## WHAT IS EXPECTED
Repeat the material verbatim. Images are excluded from the copy.

-------

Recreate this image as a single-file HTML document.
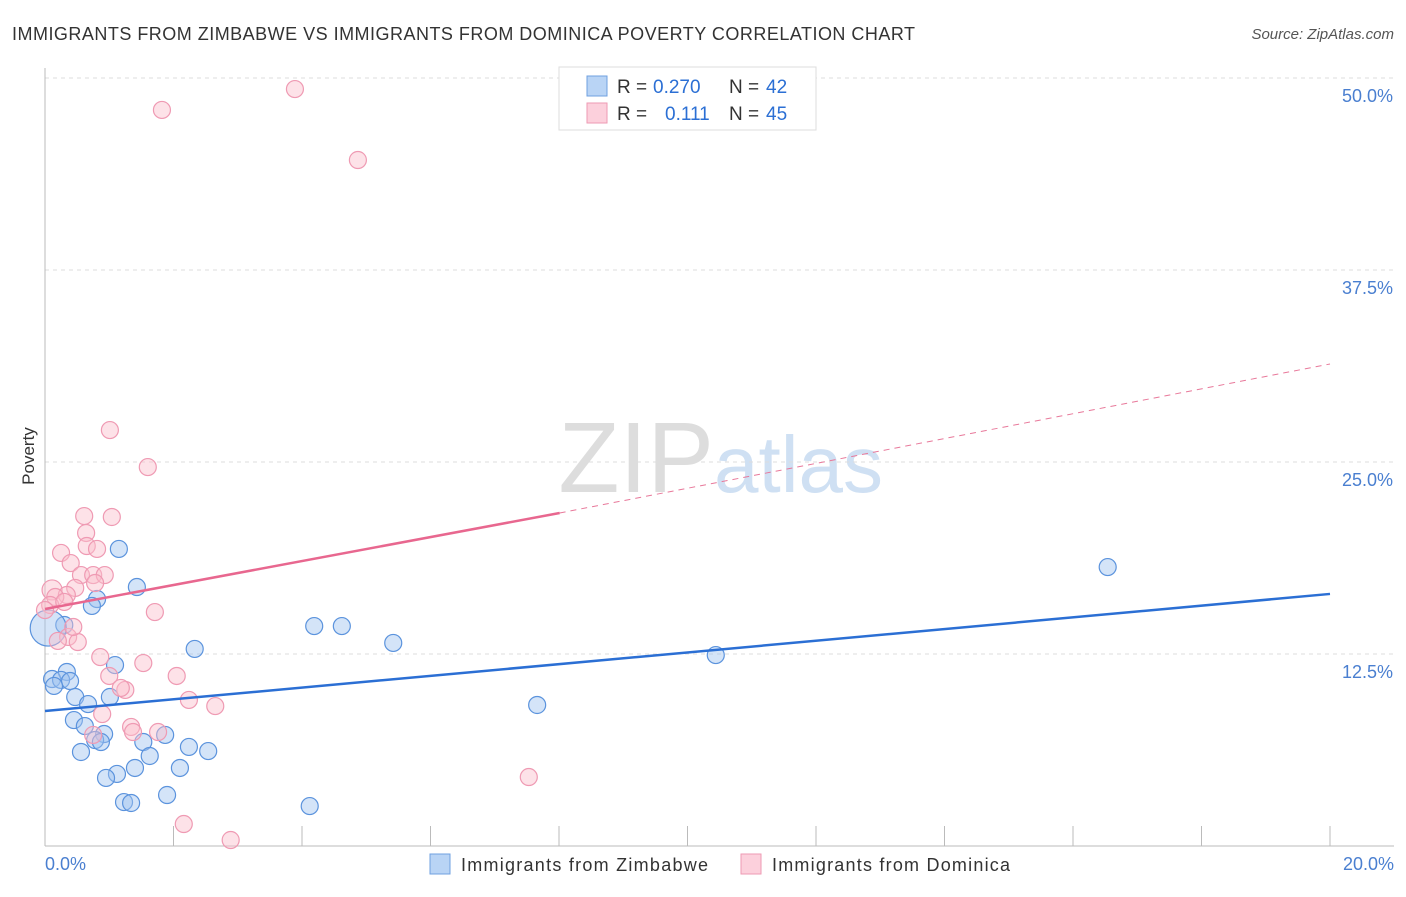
<!DOCTYPE html>
<html><head><meta charset="utf-8"><style>
body{margin:0;background:#fff;font-family:"Liberation Sans",sans-serif}
svg text{font-family:"Liberation Sans",sans-serif}
</style></head><body>
<svg id="c" width="1406" height="892" xmlns="http://www.w3.org/2000/svg">
<text x="12" y="40" font-size="18" fill="#333" textLength="903">IMMIGRANTS FROM ZIMBABWE VS IMMIGRANTS FROM DOMINICA POVERTY CORRELATION CHART</text>
<text x="1394" y="39" font-size="15" fill="#555" text-anchor="end" font-style="italic">Source: ZipAtlas.com</text>
<text x="34" y="456" font-size="17" fill="#333" text-anchor="middle" transform="rotate(-90 34 456)">Poverty</text>
<text x="714" y="492" font-size="100" fill="#ddd" text-anchor="end" font-family="Liberation Serif">ZIP</text>
<text x="714" y="492" font-size="80" fill="#cfe0f3">atlas</text>
<g id="grid"></g><g id="marks"></g>
<g>
<rect x="559" y="67" width="257" height="63" fill="#fff" stroke="#ddd"/>
<rect x="587" y="76" width="20" height="20" fill="#b9d4f5" stroke="#6fa0e0"/>
<text x="617" y="93" font-size="19" fill="#333">R =</text>
<text x="653" y="93" font-size="19" fill="#2b6fd4">0.270</text>
<text x="729" y="93" font-size="19" fill="#333">N =</text>
<text x="766" y="93" font-size="19" fill="#2b6fd4">42</text>
<rect x="587" y="103" width="20" height="20" fill="#fcd0dc" stroke="#ee9ab3"/>
<text x="617" y="120" font-size="19" fill="#333">R =</text>
<text x="665" y="120" font-size="19" fill="#2b6fd4">0.111</text>
<text x="729" y="120" font-size="19" fill="#333">N =</text>
<text x="766" y="120" font-size="19" fill="#2b6fd4">45</text>
</g>
<g>
<rect x="430" y="854" width="20" height="20" fill="#b9d4f5" stroke="#6fa0e0"/>
<text x="461" y="871" font-size="18" fill="#333" textLength="247">Immigrants from Zimbabwe</text>
<rect x="741" y="854" width="20" height="20" fill="#fcd0dc" stroke="#ee9ab3"/>
<text x="772" y="871" font-size="18" fill="#333" textLength="238">Immigrants from Dominica</text>
</g>
</svg>
<script>
const blueX=[1.15,1.43,0.81,0.73,0.30,0.05,1.09,0.34,0.11,0.25,0.39,0.14,0.47,0.67,1.01,2.33,4.19,4.62,5.42,0.45,0.62,0.92,0.78,0.87,1.53,1.87,2.24,2.54,0.56,1.63,1.40,2.10,1.12,0.95,1.90,1.23,1.34,4.12,7.66,10.44,16.54];
const blueY=[19.34,16.86,16.08,15.63,14.39,14.19,11.78,11.33,10.87,10.81,10.74,10.42,9.70,9.24,9.70,12.83,14.32,14.32,13.22,8.20,7.81,7.29,6.90,6.77,6.77,7.23,6.45,6.18,6.12,5.86,5.08,5.08,4.69,4.43,3.32,2.86,2.80,2.60,9.18,12.43,18.16];
const pinkX=[3.89,1.82,4.87,1.01,1.60,0.61,1.04,0.64,0.25,0.65,0.81,0.40,0.56,0.75,0.93,0.78,0.11,0.47,0.34,0.16,0.08,0.30,0,1.71,0.36,0.20,0.51,0.44,0.86,1.53,1.00,2.05,1.25,1.18,2.24,2.65,0.89,1.34,1.37,1.76,0.75,7.53,2.16,2.89];
const pinkY=[49.28,47.92,44.66,27.08,24.67,21.48,21.42,20.38,19.08,19.53,19.34,18.42,17.64,17.64,17.64,17.12,16.67,16.80,16.34,16.21,15.69,15.89,15.36,15.23,13.61,13.35,13.28,14.26,12.30,11.91,11.07,11.07,10.16,10.29,9.51,9.11,8.59,7.75,7.42,7.42,7.23,4.49,1.43,0.39];
const yTicks=[12.5,25,37.5,50];
const xTickLabels=["0.0%","20.0%"];
const blueTrend=[8.79,16.41];
const pinkTrend=[15.43,21.68,31.38];
const NS="http://www.w3.org/2000/svg";
const sx=v=>45+v*64.25, sy=v=>846-v*15.36;
function mk(p,t,a){const e=document.createElementNS(NS,t);for(const k in a)e.setAttribute(k,a[k]);p.appendChild(e);return e;}
const g=document.getElementById('grid'), m=document.getElementById('marks');
yTicks.forEach(t=>{
 const l=mk(g,'line',{x1:45,x2:1394,y1:sy(t),y2:sy(t),stroke:'#ddd','stroke-dasharray':'4,4'});
 
 
 const tx=mk(g,'text',{x:1393,y:sy(t)+24,'font-size':18,fill:'#4a7fd0','text-anchor':'end'});
 tx.textContent=t.toFixed(1)+'%';
 
 
});
const ax=mk(g,'line',{x1:45,x2:45,y1:68,y2:846,stroke:'#bbb'});


const bx=mk(g,'line',{x1:45,x2:1394,y1:846,y2:846,stroke:'#bbb'});


for(let i=1;i<=10;i++){const t=mk(g,'line',{x1:sx(i*2),x2:sx(i*2),y1:826,y2:846,stroke:'#bbb'});
 
 }
xTickLabels.forEach((s,i)=>{const t=mk(g,'text',{x:i?1394:45,y:870,'font-size':18,fill:'#4a7fd0','text-anchor':i?'end':'start'});t.textContent=s;
 
 });
blueX.forEach((x,i)=>{const c=mk(m,'circle',{cx:sx(x),cy:sy(blueY[i]),r:i==5?18:8.5,fill:'rgba(160,196,240,0.45)',stroke:'#5b93dd','stroke-width':1.2});
 
 });
pinkX.forEach((x,i)=>{const c=mk(m,'circle',{cx:sx(x),cy:sy(pinkY[i]),r:i==16?10:8.5,fill:'rgba(250,190,205,0.45)',stroke:'#ef9ab3','stroke-width':1.2});
 
 });
const bl=mk(m,'line',{x1:sx(0),y1:sy(blueTrend[0]),x2:sx(20),y2:sy(blueTrend[1]),stroke:'#2b6fd4','stroke-width':2.5});


const pl=mk(m,'line',{x1:sx(0),y1:sy(pinkTrend[0]),x2:sx(8.01),y2:sy(pinkTrend[1]),stroke:'#e8678f','stroke-width':2.5});


const pd=mk(m,'line',{x1:sx(8.01),y1:sy(pinkTrend[1]),x2:sx(20),y2:sy(pinkTrend[2]),stroke:'#e8789a','stroke-width':1,'stroke-dasharray':'6,5'});


</script>
</body></html>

-------

## TASK RESPONSE
Recreate this image as a single-file HTML document.
<!DOCTYPE html>
<html><head><meta charset="utf-8"><style>
body{margin:0;background:#fff;font-family:"Liberation Sans",sans-serif}
svg text{font-family:"Liberation Sans",sans-serif}
</style></head><body>
<svg id="c" width="1406" height="892" xmlns="http://www.w3.org/2000/svg">
<text x="12" y="40" font-size="18" fill="#333" textLength="903">IMMIGRANTS FROM ZIMBABWE VS IMMIGRANTS FROM DOMINICA POVERTY CORRELATION CHART</text>
<text x="1394" y="39" font-size="15" fill="#555" text-anchor="end" font-style="italic">Source: ZipAtlas.com</text>
<text x="34" y="456" font-size="17" fill="#333" text-anchor="middle" transform="rotate(-90 34 456)">Poverty</text>
<text x="714" y="492" font-size="100" fill="#ddd" text-anchor="end" font-family="Liberation Serif">ZIP</text>
<text x="714" y="492" font-size="80" fill="#cfe0f3">atlas</text>
<g id="grid"></g><g id="marks"></g>
<g>
<rect x="559" y="67" width="257" height="63" fill="#fff" stroke="#ddd"/>
<rect x="587" y="76" width="20" height="20" fill="#b9d4f5" stroke="#6fa0e0"/>
<text x="617" y="93" font-size="19" fill="#333">R =</text>
<text x="653" y="93" font-size="19" fill="#2b6fd4">0.270</text>
<text x="729" y="93" font-size="19" fill="#333">N =</text>
<text x="766" y="93" font-size="19" fill="#2b6fd4">42</text>
<rect x="587" y="103" width="20" height="20" fill="#fcd0dc" stroke="#ee9ab3"/>
<text x="617" y="120" font-size="19" fill="#333">R =</text>
<text x="665" y="120" font-size="19" fill="#2b6fd4">0.111</text>
<text x="729" y="120" font-size="19" fill="#333">N =</text>
<text x="766" y="120" font-size="19" fill="#2b6fd4">45</text>
</g>
<g>
<rect x="430" y="854" width="20" height="20" fill="#b9d4f5" stroke="#6fa0e0"/>
<text x="461" y="871" font-size="18" fill="#333" textLength="247">Immigrants from Zimbabwe</text>
<rect x="741" y="854" width="20" height="20" fill="#fcd0dc" stroke="#ee9ab3"/>
<text x="772" y="871" font-size="18" fill="#333" textLength="238">Immigrants from Dominica</text>
</g>
</svg>
<script>
const blueX=[1.15,1.43,0.81,0.73,0.30,0.05,1.09,0.34,0.11,0.25,0.39,0.14,0.47,0.67,1.01,2.33,4.19,4.62,5.42,0.45,0.62,0.92,0.78,0.87,1.53,1.87,2.24,2.54,0.56,1.63,1.40,2.10,1.12,0.95,1.90,1.23,1.34,4.12,7.66,10.44,16.54];
const blueY=[19.34,16.86,16.08,15.63,14.39,14.19,11.78,11.33,10.87,10.81,10.74,10.42,9.70,9.24,9.70,12.83,14.32,14.32,13.22,8.20,7.81,7.29,6.90,6.77,6.77,7.23,6.45,6.18,6.12,5.86,5.08,5.08,4.69,4.43,3.32,2.86,2.80,2.60,9.18,12.43,18.16];
const pinkX=[3.89,1.82,4.87,1.01,1.60,0.61,1.04,0.64,0.25,0.65,0.81,0.40,0.56,0.75,0.93,0.78,0.11,0.47,0.34,0.16,0.08,0.30,0,1.71,0.36,0.20,0.51,0.44,0.86,1.53,1.00,2.05,1.25,1.18,2.24,2.65,0.89,1.34,1.37,1.76,0.75,7.53,2.16,2.89];
const pinkY=[49.28,47.92,44.66,27.08,24.67,21.48,21.42,20.38,19.08,19.53,19.34,18.42,17.64,17.64,17.64,17.12,16.67,16.80,16.34,16.21,15.69,15.89,15.36,15.23,13.61,13.35,13.28,14.26,12.30,11.91,11.07,11.07,10.16,10.29,9.51,9.11,8.59,7.75,7.42,7.42,7.23,4.49,1.43,0.39];
const yTicks=[12.5,25,37.5,50];
const xTickLabels=["0.0%","20.0%"];
const blueTrend=[8.79,16.41];
const pinkTrend=[15.43,21.68,31.38];
const NS="http://www.w3.org/2000/svg";
const sx=v=>45+v*64.25, sy=v=>846-v*15.36;
function mk(p,t,a){const e=document.createElementNS(NS,t);for(const k in a)e.setAttribute(k,a[k]);p.appendChild(e);return e;}
const g=document.getElementById('grid'), m=document.getElementById('marks');
yTicks.forEach(t=>{
 const l=mk(g,'line',{x1:45,x2:1394,y1:sy(t),y2:sy(t),stroke:'#ddd','stroke-dasharray':'4,4'});
 
 
 const tx=mk(g,'text',{x:1393,y:sy(t)+24,'font-size':18,fill:'#4a7fd0','text-anchor':'end'});
 tx.textContent=t.toFixed(1)+'%';
 
 
});
const ax=mk(g,'line',{x1:45,x2:45,y1:68,y2:846,stroke:'#bbb'});


const bx=mk(g,'line',{x1:45,x2:1394,y1:846,y2:846,stroke:'#bbb'});


for(let i=1;i<=10;i++){const t=mk(g,'line',{x1:sx(i*2),x2:sx(i*2),y1:826,y2:846,stroke:'#bbb'});
 
 }
xTickLabels.forEach((s,i)=>{const t=mk(g,'text',{x:i?1394:45,y:870,'font-size':18,fill:'#4a7fd0','text-anchor':i?'end':'start'});t.textContent=s;
 
 });
blueX.forEach((x,i)=>{const c=mk(m,'circle',{cx:sx(x),cy:sy(blueY[i]),r:i==5?18:8.5,fill:'rgba(160,196,240,0.45)',stroke:'#5b93dd','stroke-width':1.2});
 
 });
pinkX.forEach((x,i)=>{const c=mk(m,'circle',{cx:sx(x),cy:sy(pinkY[i]),r:i==16?10:8.5,fill:'rgba(250,190,205,0.45)',stroke:'#ef9ab3','stroke-width':1.2});
 
 });
const bl=mk(m,'line',{x1:sx(0),y1:sy(blueTrend[0]),x2:sx(20),y2:sy(blueTrend[1]),stroke:'#2b6fd4','stroke-width':2.5});


const pl=mk(m,'line',{x1:sx(0),y1:sy(pinkTrend[0]),x2:sx(8.01),y2:sy(pinkTrend[1]),stroke:'#e8678f','stroke-width':2.5});


const pd=mk(m,'line',{x1:sx(8.01),y1:sy(pinkTrend[1]),x2:sx(20),y2:sy(pinkTrend[2]),stroke:'#e8789a','stroke-width':1,'stroke-dasharray':'6,5'});


</script>
</body></html>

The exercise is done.